Sarah: And I think we can foster this tendency to synthesis in our own consciousness by developing an attitude of inclusiveness. In other words, using it towards one’s fellow human beings, thinking of the common ground that one shares with the people on the same subway car that you are on. Look around at all the diversity of people and imagine that all of you share the same creator and the same goal. Whether you will reach it now or later depends on each individual, but we are all headed in the same direction. So, there’s an inclusiveness that fosters synthesis.
Robert: Does the Law of Attraction also mean that what we think about most strongly is what we attract to us?
Sarah: Well, I suppose because it’s said that “like attracts like.” That which we are drawn to, whether it’s a person, a place or a thing, we eventually possess and in the possessing of that we learn its value.
Robert: Okay, thank you. And do you have any closing thoughts about spiritual laws?
Sarah: Well, just to reassert that laws govern the evolution of the human being, that these Laws of Synthesis, Economy and Attraction have to do with the Plan of God in a deeply mysterious way that we can’t really grasp.
Dale: Yes, and you mentioned the Plan; these three laws are embodied or they actually underlie the words of the Great Invocation. We have the Law of Economy in “from the point of light within the mind of God,” expressing the need for light in the world. The Law of Attraction is expressed in the second verse, the love aspect. And the third, “let light and love and power restore the Plan on Earth,” the need for power to bring about this synthetic action. These are all expressed in the Great Invocation, and that’s one of the values we have.
Sarah: We could also add for our listeners that everything on the physical plane is governed by the Law of Economy, the wisest expenditure of energy and effort, and when we evade this law, we see disease, fatigue and wasted, fruitless efforts. We can begin to see its demonstration right within our own lives.

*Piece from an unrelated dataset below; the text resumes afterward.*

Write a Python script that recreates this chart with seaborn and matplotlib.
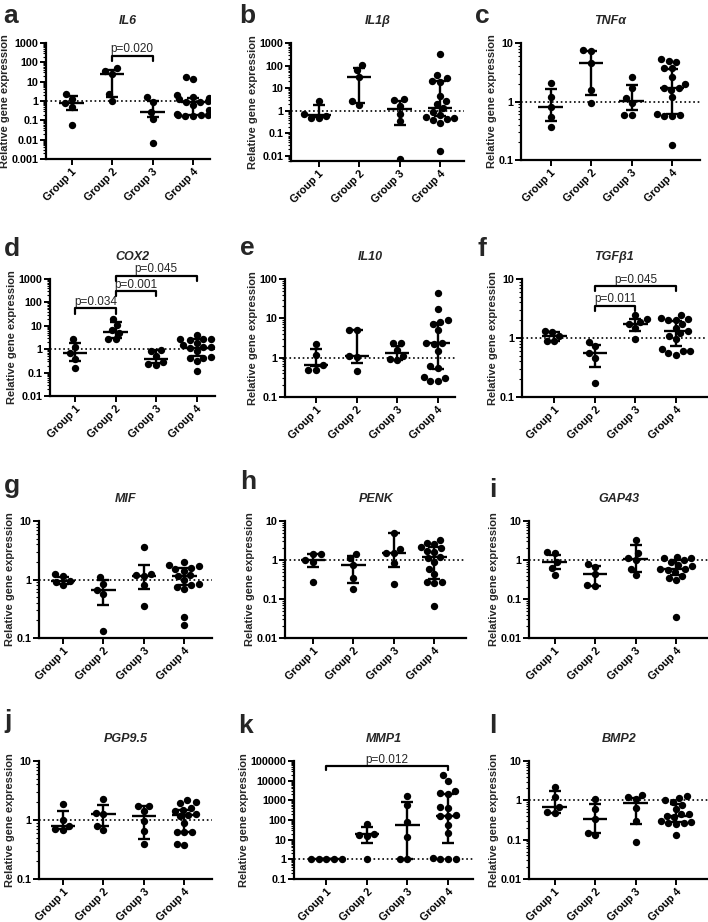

Robert: That’s about all the time we have for our discussion today. You’ve been listening to “Inner Sight.” Now we would like to close with a world prayer called the Great Invocation. It’s a call for light and love and goodwill to flow into the world and into our hearts. Let’s listen for a moment to these powerful words.
Sarah: Closes the program by reciting the adapted version of the Great Invocation.
(This is an edited transcript of a recorded radio program called “Inner Sight.” This conversation was recorded between the host, Robert Anderson, and the then President and Vice-President of Lucis Trust, Sarah and Dale McKechnie.)